▽

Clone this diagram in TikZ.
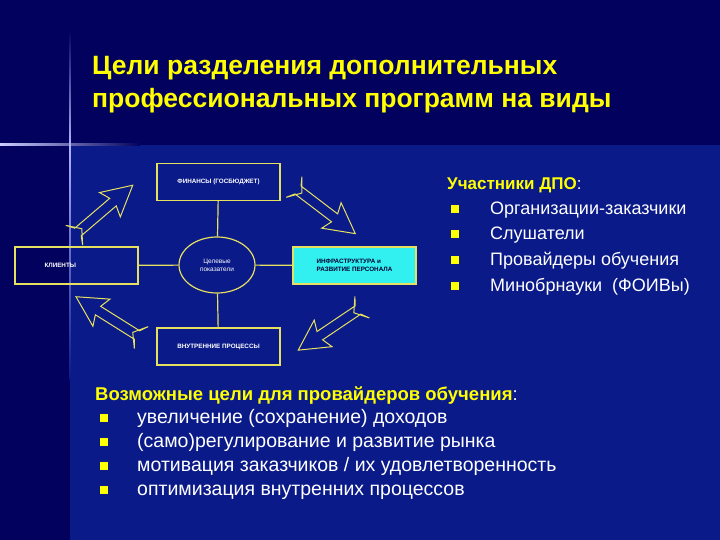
\documentclass[tikz,border=0pt]{standalone}
\usepackage{fontspec}
\setmainfont{Liberation Sans}
\usetikzlibrary{shapes.geometric}
\definecolor{bgtop}{HTML}{02025E}
\definecolor{bgbot}{HTML}{0A1A88}
\definecolor{ylw}{HTML}{FFFF00}
\definecolor{boxy}{HTML}{E6E060}
\definecolor{cyanf}{HTML}{33F0F0}
\begin{document}
\begin{tikzpicture}[x=1pt,y=1pt,
  bx/.style={draw=boxy,line width=1.2pt,minimum width=123pt,minimum height=37pt,font=\bfseries\fontsize{6.3}{7.5}\selectfont,text=white},
  link/.style={draw=boxy,line width=1.2pt},
  barr/.style={draw=boxy,line width=1pt},
  ttl/.style={anchor=base west,text=ylw,font=\bfseries\fontsize{26.5}{30}\selectfont,inner sep=0},
  hd/.style={anchor=base west,text=ylw,font=\bfseries\fontsize{17}{20}\selectfont,inner sep=0},
  it/.style={anchor=base west,text=white,font=\fontsize{18}{21}\selectfont,inner sep=0},
  bul/.style={fill=ylw,minimum size=8pt,inner sep=0}]
\useasboundingbox (0,0) rectangle (720,540);
\fill[bgtop] (0,0) rectangle (720,540);
\fill[bgbot] (70,0) rectangle (720,395);
\shade[left color=white!80!blue,right color=bgtop] (0,394.5) rectangle (140,396);
\shade[top color=bgtop,bottom color=white!70!blue] (69.4,395) rectangle (70.6,510);
\shade[top color=white!70!blue,bottom color=bgbot] (69.4,395) rectangle (70.6,160);
% title
\node[ttl] (t1) at (92,465) {Цели разделения дополнительных};
\node[ttl] (t2) at (92,432) {профессиональных программ на виды};
% diagram
\node[bx] (fin) at (218.5,358) {ФИНАНСЫ (ГОСБЮДЖЕТ)};
\node[bx,text width=100pt,align=left] (kl) at (76.5,274.5) {\hspace*{18pt}КЛИЕНТЫ};
\node[bx,fill=cyanf,text=black!80!blue,align=left] (inf) at (354.5,274.5) {ИНФРАСТРУКТУРА и\\РАЗВИТИЕ ПЕРСОНАЛА};
\node[bx] (vn) at (218.5,193.5) {ВНУТРЕННИЕ ПРОЦЕССЫ};
\node[ellipse,draw=boxy,line width=1.2pt,minimum width=76pt,minimum height=56pt,inner sep=0,align=center,text=white,font=\fontsize{6.5}{8}\selectfont] (el) at (217,275) {Целевые\\показатели};
\draw[link] (el) -- (fin);
\draw[link] (el) -- (vn);
\draw[link] (el) -- (kl);
\draw[link] (el) -- (inf);
% block arrows
\foreach \px/\py/\ang in {78/308/40.5, 298/350/-37.3, 358/230/213.9, 137/205/147.9}{
  \begin{scope}[shift={(\px,\py)},rotate=\ang]
    \draw[barr] (0,-5)--(46,-5)--(42,-16)--(72,0)--(42,16)--(46,5)--(0,5)--(-5,13)--(5,0)--(-5,-13)--cycle;
  \end{scope}}
% participants
\node[hd] (h1) at (447,350) {Участники ДПО\textcolor{white}{\mdseries:}};
\foreach \y/\t in {215/{Организации-заказчики},240/{Слушатели},266/{Провайдеры обучения},292/{Минобрнауки\ \ (ФОИВы)}}{
  \node[bul] at (455,540-\y+6) {};
  \node[it] at (490,540-\y) {\t};}
% goals
\node[hd,font=\bfseries\fontsize{18.5}{21}\selectfont] (h2) at (95,540-401) {Возможные цели для провайдеров обучения\textcolor{white}{\mdseries:}};
\foreach \y/\t in {424/{увеличение (сохранение) доходов},448/{(само)регулирование и развитие рынка},472/{мотивация заказчиков / их удовлетворенность},496/{оптимизация внутренних процессов}}{
  \node[bul] at (104,540-\y+6) {};
  \node[it,font=\fontsize{19.5}{22}\selectfont] at (137,540-\y) {\t};}
\end{tikzpicture}
\end{document}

△

:: EXERCISE REQUIREMENTS ::
Repeat the material above in full and exactly, apart from the pictures.

:: ANSWER TO THIS PROBLEM ::
Clone this diagram in TikZ.
\documentclass[tikz,border=0pt]{standalone}
\usepackage{fontspec}
\setmainfont{Liberation Sans}
\usetikzlibrary{shapes.geometric}
\definecolor{bgtop}{HTML}{02025E}
\definecolor{bgbot}{HTML}{0A1A88}
\definecolor{ylw}{HTML}{FFFF00}
\definecolor{boxy}{HTML}{E6E060}
\definecolor{cyanf}{HTML}{33F0F0}
\begin{document}
\begin{tikzpicture}[x=1pt,y=1pt,
  bx/.style={draw=boxy,line width=1.2pt,minimum width=123pt,minimum height=37pt,font=\bfseries\fontsize{6.3}{7.5}\selectfont,text=white},
  link/.style={draw=boxy,line width=1.2pt},
  barr/.style={draw=boxy,line width=1pt},
  ttl/.style={anchor=base west,text=ylw,font=\bfseries\fontsize{26.5}{30}\selectfont,inner sep=0},
  hd/.style={anchor=base west,text=ylw,font=\bfseries\fontsize{17}{20}\selectfont,inner sep=0},
  it/.style={anchor=base west,text=white,font=\fontsize{18}{21}\selectfont,inner sep=0},
  bul/.style={fill=ylw,minimum size=8pt,inner sep=0}]
\useasboundingbox (0,0) rectangle (720,540);
\fill[bgtop] (0,0) rectangle (720,540);
\fill[bgbot] (70,0) rectangle (720,395);
\shade[left color=white!80!blue,right color=bgtop] (0,394.5) rectangle (140,396);
\shade[top color=bgtop,bottom color=white!70!blue] (69.4,395) rectangle (70.6,510);
\shade[top color=white!70!blue,bottom color=bgbot] (69.4,395) rectangle (70.6,160);
% title
\node[ttl] (t1) at (92,465) {Цели разделения дополнительных};
\node[ttl] (t2) at (92,432) {профессиональных программ на виды};
% diagram
\node[bx] (fin) at (218.5,358) {ФИНАНСЫ (ГОСБЮДЖЕТ)};
\node[bx,text width=100pt,align=left] (kl) at (76.5,274.5) {\hspace*{18pt}КЛИЕНТЫ};
\node[bx,fill=cyanf,text=black!80!blue,align=left] (inf) at (354.5,274.5) {ИНФРАСТРУКТУРА и\\РАЗВИТИЕ ПЕРСОНАЛА};
\node[bx] (vn) at (218.5,193.5) {ВНУТРЕННИЕ ПРОЦЕССЫ};
\node[ellipse,draw=boxy,line width=1.2pt,minimum width=76pt,minimum height=56pt,inner sep=0,align=center,text=white,font=\fontsize{6.5}{8}\selectfont] (el) at (217,275) {Целевые\\показатели};
\draw[link] (el) -- (fin);
\draw[link] (el) -- (vn);
\draw[link] (el) -- (kl);
\draw[link] (el) -- (inf);
% block arrows
\foreach \px/\py/\ang in {78/308/40.5, 298/350/-37.3, 358/230/213.9, 137/205/147.9}{
  \begin{scope}[shift={(\px,\py)},rotate=\ang]
    \draw[barr] (0,-5)--(46,-5)--(42,-16)--(72,0)--(42,16)--(46,5)--(0,5)--(-5,13)--(5,0)--(-5,-13)--cycle;
  \end{scope}}
% participants
\node[hd] (h1) at (447,350) {Участники ДПО\textcolor{white}{\mdseries:}};
\foreach \y/\t in {215/{Организации-заказчики},240/{Слушатели},266/{Провайдеры обучения},292/{Минобрнауки\ \ (ФОИВы)}}{
  \node[bul] at (455,540-\y+6) {};
  \node[it] at (490,540-\y) {\t};}
% goals
\node[hd,font=\bfseries\fontsize{18.5}{21}\selectfont] (h2) at (95,540-401) {Возможные цели для провайдеров обучения\textcolor{white}{\mdseries:}};
\foreach \y/\t in {424/{увеличение (сохранение) доходов},448/{(само)регулирование и развитие рынка},472/{мотивация заказчиков / их удовлетворенность},496/{оптимизация внутренних процессов}}{
  \node[bul] at (104,540-\y+6) {};
  \node[it,font=\fontsize{19.5}{22}\selectfont] at (137,540-\y) {\t};}
\end{tikzpicture}
\end{document}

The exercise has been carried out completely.